Development of L10-ordered FePt Thin Film for Magnetic Recording Application

L1₀ FePt is a promising material candidate for heat assisted magnetic recording (HAMR) and spintronic device applications due to its superior physical properties, such as

excellent magneto-crystalline anisotropy, high saturation magnetization, good spin polarization efficiency, good chemical stability, etc. To control the long-range chemical

ordering (S), texture, magnetic properties, microstructure, and other physical properties such as Curie temperature (Tc) and anisotropy field (Hk) are the keys in developing

suitable nanostructured L10 FePt for different applications. Despite the significant research progresses in developing L1₀ FePt nanostructured thin film for HAMR media in

recent years, there are still many remaining challenges.

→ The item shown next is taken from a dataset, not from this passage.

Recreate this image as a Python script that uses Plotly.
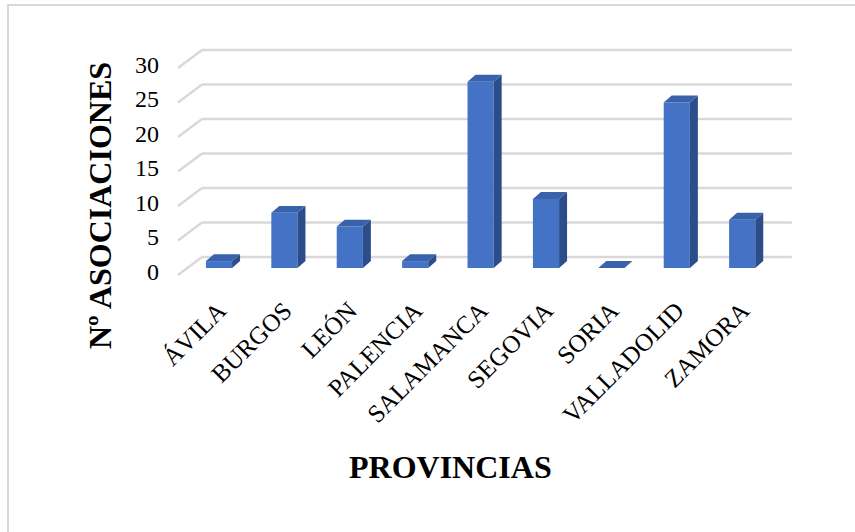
import plotly.graph_objects as go

# ---- data ----
provincias = ["ÁVILA", "BURGOS", "LEÓN", "PALENCIA", "SALAMANCA",
              "SEGOVIA", "SORIA", "VALLADOLID", "ZAMORA"]
asociaciones = [1, 8, 6, 1, 27, 10, 0, 24, 7]
y_ticks = [0, 5, 10, 15, 20, 25, 30]
y_ticktext = ["0", "5", "10", "15", "20", "25", "30"]

# ---- style / pseudo-3D geometry (in axis units) ----
FONT = "Liberation Serif, Times New Roman, serif"
FRONT = "#4472C4"
TOP = "#3A62AC"
SIDE = "#2C4D8A"
GRID = "#D9D9D9"
BAR_W = 0.40          # bar width in category units
DX, DY = 0.122, 1.0   # bar depth offset
WALL_DX0, WALL_DY0 = -0.627, -1.01   # front edge of floor/side wall
WALL_DX1, WALL_DY1 = -0.26, 1.59     # start of back wall
WALL_X_END = 8.76

idx = list(range(len(provincias)))

# side and top faces
side_x, side_y, top_x, top_y = [], [], [], []
for i, v in zip(idx, asociaciones):
    r = i + BAR_W / 2
    l = i - BAR_W / 2
    if v > 0:
        side_x += [r, r + DX, r + DX, r, r, None]
        side_y += [0, DY, v + DY, v, 0, None]
    top_x += [l, l + DX, r + DX, r, l, None]
    top_y += [v, v + DY, v + DY, v, v, None]

fig = go.Figure()

fig.add_trace(go.Bar(
    x=idx, y=asociaciones, width=BAR_W,
    marker=dict(color=FRONT, line=dict(width=0)),
    hoverinfo="skip", showlegend=False))

fig.add_trace(go.Scatter(
    x=side_x, y=side_y, mode="lines", fill="toself",
    fillcolor=SIDE, line=dict(width=0, color=SIDE),
    hoverinfo="skip", showlegend=False))

fig.add_trace(go.Scatter(
    x=top_x, y=top_y, mode="lines", fill="toself",
    fillcolor=TOP, line=dict(width=0, color=TOP),
    hoverinfo="skip", showlegend=False))

# gridlines: side-wall diagonal + back-wall horizontal
shapes = []
for v in y_ticks:
    shapes.append(dict(type="line", xref="x", yref="y", layer="below",
                       x0=WALL_DX0, y0=v + WALL_DY0, x1=WALL_DX1, y1=v + WALL_DY1,
                       line=dict(color=GRID, width=2.5)))
    shapes.append(dict(type="line", xref="x", yref="y", layer="below",
                       x0=WALL_DX1, y0=v + WALL_DY1, x1=WALL_X_END, y1=v + WALL_DY1,
                       line=dict(color=GRID, width=2.5)))

# chart-area border (extends past right and bottom edge of the image)
L, R, T, B = 160, 800, 40, 290
pw, ph = R - L, B - T
def px2paper_x(p):
    return (p - L) / pw
def px2paper_y(p):
    return (B - p) / ph
shapes.append(dict(type="rect", xref="paper", yref="paper", layer="below",
                   x0=px2paper_x(8), x1=px2paper_x(870),
                   y0=px2paper_y(560), y1=px2paper_y(5),
                   line=dict(color=GRID, width=2), fillcolor="rgba(0,0,0,0)"))

annotations = [
    dict(text="<b>Nº ASOCIACIONES</b>", xref="paper", yref="paper",
         x=px2paper_x(100), y=px2paper_y(206), textangle=-90,
         showarrow=False, font=dict(family=FONT, size=32, color="black"),
         xanchor="center", yanchor="middle"),
    dict(text="<b>PROVINCIAS</b>", xref="paper", yref="paper",
         x=px2paper_x(450), y=px2paper_y(467),
         showarrow=False, font=dict(family=FONT, size=32, color="black"),
         xanchor="center", yanchor="middle"),
]

x_scale = 65.4
y_scale = 6.9
x0_range = 0 - (219 - L) / x_scale
y0_range = -(B - 268) / y_scale

fig.update_layout(
    width=855, height=532, autosize=False,
    margin=dict(l=L, r=855 - R, t=T, b=532 - B, pad=0),
    paper_bgcolor="white", plot_bgcolor="white",
    showlegend=False,
    shapes=shapes, annotations=annotations,
    xaxis=dict(range=[x0_range, x0_range + pw / x_scale],
               tickmode="array", tickvals=idx, ticktext=provincias,
               tickangle=-45, showgrid=False, zeroline=False, showline=False,
               ticks="", tickfont=dict(family=FONT, size=25, color="black"),
               fixedrange=True),
    yaxis=dict(range=[y0_range, y0_range + ph / y_scale],
               tickmode="array", tickvals=[v - 0.45 for v in y_ticks],
               ticktext=y_ticktext, showgrid=False, zeroline=False,
               showline=False, ticks="",
               tickfont=dict(family=FONT, size=24, color="black"),
               fixedrange=True),
)

fig.write_html("out.html")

This research aims at exploring for potential solutions and providing an alternative way of thinking to tackle these

challenges. One critical challenge related to developing L1₀ FePt for HAMR application is to control the texture of FePt nano-grains and reduce the number density of multi-variant FePt grains. Ideally, small perpendicularly ordered FePt grains with c-axis perpendicular to the film plane without c-axis distribution are desired. However, in reality, the presence of polycrystalline MgO underlayer grain boundaries, MgO (002) texture distribution, and its surface roughness will lead to FePt c-axis distribution and formation of multi-variant FePt grains. In this research, the effect of inserting an annealed Cr buffer layer beneath MgO underlayer and inserting a prefabricated MgO-C template layer on top of MgO underlayer on the texture and magnetic properties of FePt nano-grains are studied.